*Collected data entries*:
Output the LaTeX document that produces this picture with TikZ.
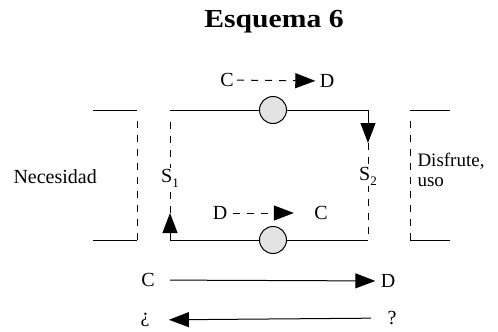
\documentclass[tikz,border=0pt]{standalone}
\usepackage{fontspec}
\setmainfont{Liberation Serif}
\usetikzlibrary{arrows.meta}
\begin{document}
\begin{tikzpicture}[x=1pt,y=-1pt, line width=1pt,
  txt/.style={font=\fontsize{20}{22}\selectfont, inner sep=0pt},
  tip/.style={-{Triangle[length=20pt,width=15pt]}},
  dsh/.style={dash pattern=on 7pt off 7pt},
  ball/.style={circle, draw, fill=gray!22, minimum size=27pt, inner sep=0pt},
  slab/.style={txt, fill=white, inner sep=1pt, anchor=base}]
\useasboundingbox (0,0) rectangle (498,332);
% title
\node[font=\bfseries\fontsize{26}{28}\selectfont, inner sep=0pt] (title) at (274,22) {\scalebox{1.14}[1]{Esquema 6}};
% top dashed arrow
\node[txt] (c1) at (227,80) {C};
\node[txt] (d1) at (327,81) {D};
\draw[dsh, tip, shorten <=3pt, shorten >=4pt] (c1) -- (d1);
% rectangle corners
\coordinate (tl) at (170,110);
\coordinate (tr) at (368,110);
\coordinate (bl) at (170,240);
\coordinate (br) at (368,240);
\coordinate (ltop) at (170,121);
\coordinate (rtip) at (368,143);
\coordinate (ltip) at (170,213);
\node[ball] (b1) at (273,110) {};
\node[ball] (b2) at (273,240) {};
\draw (tl) -- (b1) -- (tr);
\draw (bl) -- (b2) -- (br);
\draw[tip] (tr) -- (rtip);
\draw[dsh] (rtip) -- (br);
\draw[tip] (bl) -- (ltip);
\draw[dsh] (ltip) -- (ltop);
\node[slab] (s1) at (170,182) {S\raisebox{-5pt}{\fontsize{13}{14}\selectfont 1}};
\node[slab] (s2) at (368,180) {S\raisebox{-5pt}{\fontsize{13}{14}\selectfont 2}};
% bottom dashed arrow
\node[txt] (d2) at (220,213) {D};
\node[txt] (c2) at (321,213) {C};
\draw[dsh, tip, shorten <=5pt, shorten >=20pt] (d2) -- (c2);
% left bracket
\coordinate (la) at (93,110);
\coordinate (lb) at (137,110);
\coordinate (lbd) at (137,121);
\coordinate (lc) at (137,240);
\coordinate (ld) at (93,240);
\draw (la) -- (lb);
\draw[dsh] (lbd) -- (lc);
\draw (lc) -- (ld);
% right bracket
\coordinate (ra) at (450,110);
\coordinate (rb) at (410,110);
\coordinate (rbd) at (410,121);
\coordinate (rc) at (410,240);
\coordinate (rd) at (450,240);
\draw (ra) -- (rb);
\draw[dsh] (rbd) -- (rc);
\draw (rc) -- (rd);
% side labels
\node[txt, anchor=base west] (nec) at (13,183) {Necesidad};
\node[txt, anchor=north west, align=left, font=\fontsize{19}{20}\selectfont] (dis) at (417,153) {Disfrute,\\uso};
% bottom arrows
\node[txt] (c3) at (148,280) {C};
\node[txt] (d3) at (388,281) {D};
\draw[tip, shorten <=15pt, shorten >=5pt] (c3) -- (d3);
\node[txt] (q1) at (145,320) {¿};
\node[txt] (q2) at (392,318) {?};
\draw[tip, shorten <=16pt, shorten >=19pt] (q2) -- (q1);
\end{tikzpicture}
\end{document}
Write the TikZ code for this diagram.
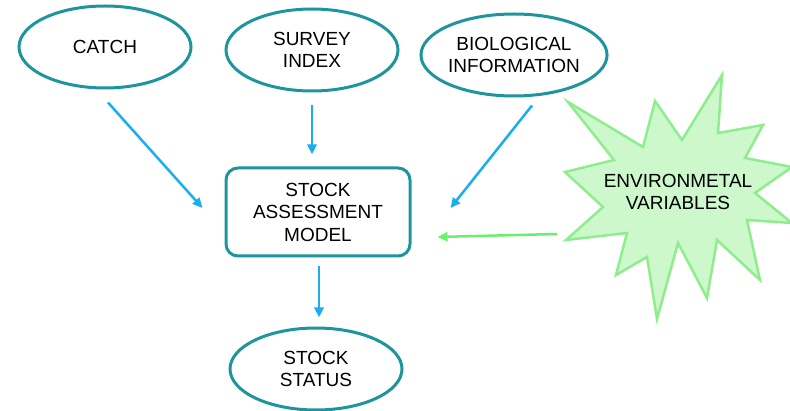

*Exercise instructions*: Keep the pictures out and write out the records exactly.

*Result for this exercise*:
Output the LaTeX document that produces this picture with TikZ.
\documentclass[tikz,border=0pt]{standalone}
\usepackage{fontspec}
\setmainfont{Liberation Serif}
\usetikzlibrary{arrows.meta}
\begin{document}
\begin{tikzpicture}[x=1pt,y=-1pt, line width=1pt,
  txt/.style={font=\fontsize{20}{22}\selectfont, inner sep=0pt},
  tip/.style={-{Triangle[length=20pt,width=15pt]}},
  dsh/.style={dash pattern=on 7pt off 7pt},
  ball/.style={circle, draw, fill=gray!22, minimum size=27pt, inner sep=0pt},
  slab/.style={txt, fill=white, inner sep=1pt, anchor=base}]
\useasboundingbox (0,0) rectangle (498,332);
% title
\node[font=\bfseries\fontsize{26}{28}\selectfont, inner sep=0pt] (title) at (274,22) {\scalebox{1.14}[1]{Esquema 6}};
% top dashed arrow
\node[txt] (c1) at (227,80) {C};
\node[txt] (d1) at (327,81) {D};
\draw[dsh, tip, shorten <=3pt, shorten >=4pt] (c1) -- (d1);
% rectangle corners
\coordinate (tl) at (170,110);
\coordinate (tr) at (368,110);
\coordinate (bl) at (170,240);
\coordinate (br) at (368,240);
\coordinate (ltop) at (170,121);
\coordinate (rtip) at (368,143);
\coordinate (ltip) at (170,213);
\node[ball] (b1) at (273,110) {};
\node[ball] (b2) at (273,240) {};
\draw (tl) -- (b1) -- (tr);
\draw (bl) -- (b2) -- (br);
\draw[tip] (tr) -- (rtip);
\draw[dsh] (rtip) -- (br);
\draw[tip] (bl) -- (ltip);
\draw[dsh] (ltip) -- (ltop);
\node[slab] (s1) at (170,182) {S\raisebox{-5pt}{\fontsize{13}{14}\selectfont 1}};
\node[slab] (s2) at (368,180) {S\raisebox{-5pt}{\fontsize{13}{14}\selectfont 2}};
% bottom dashed arrow
\node[txt] (d2) at (220,213) {D};
\node[txt] (c2) at (321,213) {C};
\draw[dsh, tip, shorten <=5pt, shorten >=20pt] (d2) -- (c2);
% left bracket
\coordinate (la) at (93,110);
\coordinate (lb) at (137,110);
\coordinate (lbd) at (137,121);
\coordinate (lc) at (137,240);
\coordinate (ld) at (93,240);
\draw (la) -- (lb);
\draw[dsh] (lbd) -- (lc);
\draw (lc) -- (ld);
% right bracket
\coordinate (ra) at (450,110);
\coordinate (rb) at (410,110);
\coordinate (rbd) at (410,121);
\coordinate (rc) at (410,240);
\coordinate (rd) at (450,240);
\draw (ra) -- (rb);
\draw[dsh] (rbd) -- (rc);
\draw (rc) -- (rd);
% side labels
\node[txt, anchor=base west] (nec) at (13,183) {Necesidad};
\node[txt, anchor=north west, align=left, font=\fontsize{19}{20}\selectfont] (dis) at (417,153) {Disfrute,\\uso};
% bottom arrows
\node[txt] (c3) at (148,280) {C};
\node[txt] (d3) at (388,281) {D};
\draw[tip, shorten <=15pt, shorten >=5pt] (c3) -- (d3);
\node[txt] (q1) at (145,320) {¿};
\node[txt] (q2) at (392,318) {?};
\draw[tip, shorten <=16pt, shorten >=19pt] (q2) -- (q1);
\end{tikzpicture}
\end{document}
Write the TikZ code for this diagram.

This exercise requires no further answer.